Definition: Inflation is the rate at which the general level of prices for goods and services rises over time, leading to a decrease in the purchasing power of money. It is typically measured by indexes such as the Consumer Price Index (CPI) or the Producer Price Index (PPI), which track changes in prices across a representative basket of goods.

Causes of Inflation:

  • Demand-Pull Inflation: Occurs when aggregate demand in an economy exceeds aggregate supply, driving prices upward.
  • Cost-Push Inflation: Results from rising costs of production, such as wages or raw materials, being passed on to consumers.
  • Built-In Inflation: Arises from adaptive expectations, where businesses and workers anticipate future inflation and adjust wages and prices accordingly.

Measurement Tools:

  • Consumer Price Index (CPI): Measures the average change in prices paid by consumers for a basket of goods and services.
  • Producer Price Index (PPI): Tracks changes in prices received by domestic producers for their output.
  • GDP Deflator: Measures inflation across all goods and services included in GDP.

Effects of Inflation:

  • Reduced Purchasing Power: The same amount of money buys fewer goods and services over time.
  • Income Redistribution: Harms fixed-income earners but may benefit debtors who repay loans with devalued currency.
  • Uncertainty: Higher inflation can create unpredictability, discouraging investment and savings.
  • Interest Rates: Central banks may raise rates to combat inflation, affecting borrowing costs.

Inflation Rate Formula:

Inflation Rate = ((CPI_Current Year − CPI_Previous Year) / CPI_Previous Year) × 100

Hyperinflation vs.

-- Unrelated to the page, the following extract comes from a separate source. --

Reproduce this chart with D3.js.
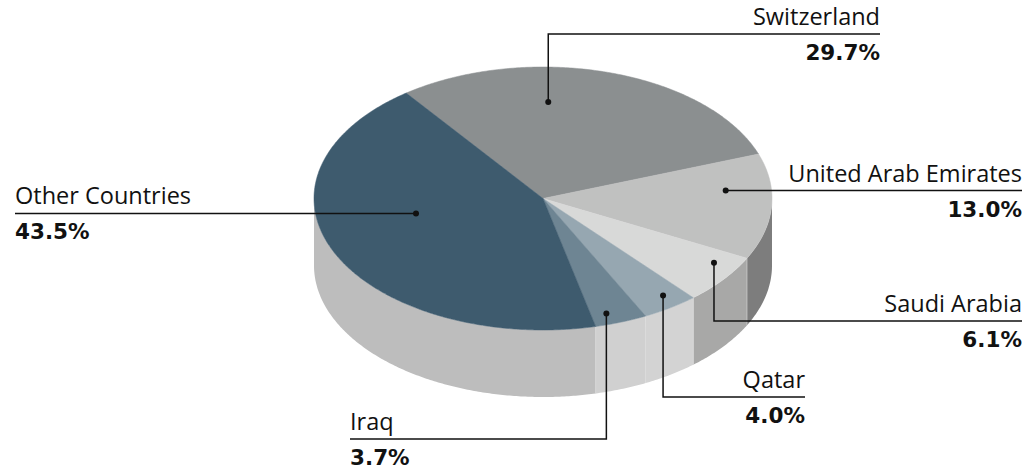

Deflation:

  • Hyperinflation: An extremely rapid and out-of-control increase in prices, often above 50% per month, as seen historically in Zimbabwe or the Weimar Republic.
  • Deflation: A general decline in prices, often associated with reduced consumer demand and economic stagnation.

Monetary Policy Response:

Central banks, such as the Federal Reserve or European Central Bank, use monetary policy tools—like adjusting interest rates or quantitative easing—to maintain inflation within target ranges, typically around 2% annually.

Conclusion:

Inflation is a fundamental economic phenomenon with wide-ranging implications for consumers, businesses, investors, and governments. While moderate inflation is considered a sign of a growing economy, unchecked inflation can erode financial stability and disrupt long-term planning. Understanding its causes, measurements, and impacts is crucial for sound economic decision-making.